Leenoy Meshulam, Ph.D.

University of Washington
A portrait photo of Leenoy Meshulam.

Leenoy Meshulam is a Swartz postdoctoral fellow at the University of Washington. Her primary focus is on how complex interactions in large neuronal populations are coordinated to give rise to function and computation. Her research draws on theoretical frameworks from statistical physics and dynamical systems to uncover principles of brain function. Additionally, she uses analytical and computational methods to study how anatomical connections constrain network interactions. She has been serving as junior chair of the International Brain Laboratory theory group since 2019, after joining the collaboration while working at the Massachusetts Institute of Technology. As part of this project, she also serves as a mentor in the SCGB SURF program, whose goal is to spark interest in computational neuroscience among undergraduate students from diverse backgrounds. Meshulam obtained her Ph.D. from Princeton University under the supervision of Bill Bialek, David Tank and Carlos Brody. Prior to that she completed her master’s degree in physics and biology at Tel Aviv University in Israel.

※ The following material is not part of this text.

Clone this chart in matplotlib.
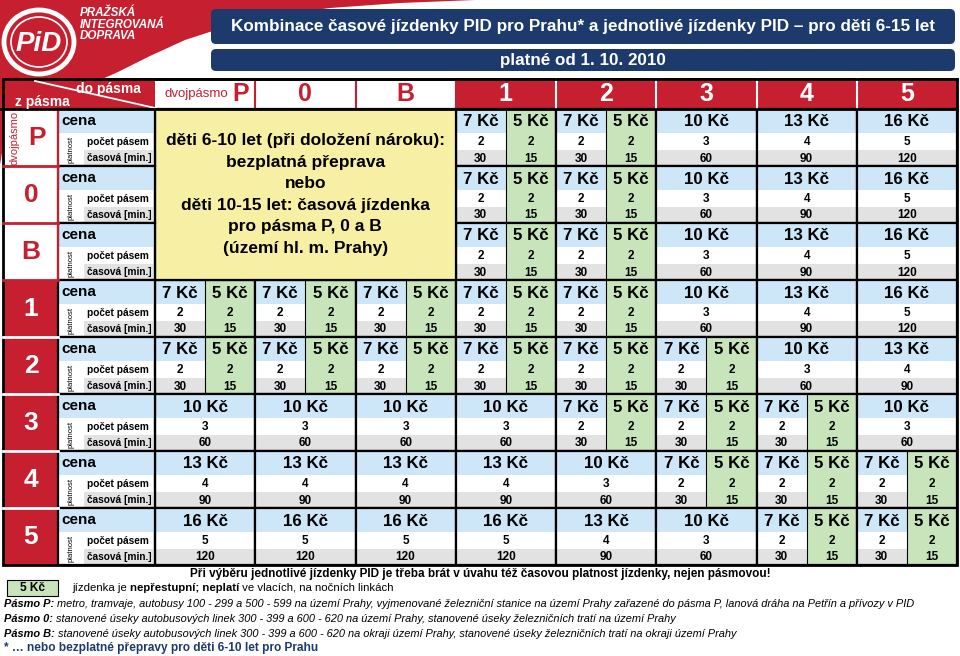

Principal Investigator: Ila Fiete

Fellow: Patrick Udeh

Project
“Modular multi-scale information flow in large neural networks”
Every decision, action or thought we make involves millions of neurons rapidly interacting with each other all across the brain. How this incredibly complex network of communication gives rise to our behavior is still largely unknown. We draw on the theoretical richness of network theory and control theory to develop a set of scalable computational and analytical tools that will elucidate brain-wide information flow patterns. We will analyze hundreds of large-scale electrophysiology recordings of neural data from laboratories across the world as part of the theory effort of the International Brain Laboratory, an international consortium of neuroscientists investigating how the brain executes decisions. We will investigate how different network elements in the brain facilitate information flow across regions, how network organization changes during a decision-making process, and what the role of different spatial and temporal scales is in creating meaningful sub-networks. Together, these investigations will decipher how sensory, motor and cognitive information flows between regions, and how it gets incorporated into large-scale network dynamics that give rise to a decision. As a bonus, this project will provide the field with a set of network-level analysis tools that are deeply rooted in theory and developed for large-scale cellular-resolution datasets.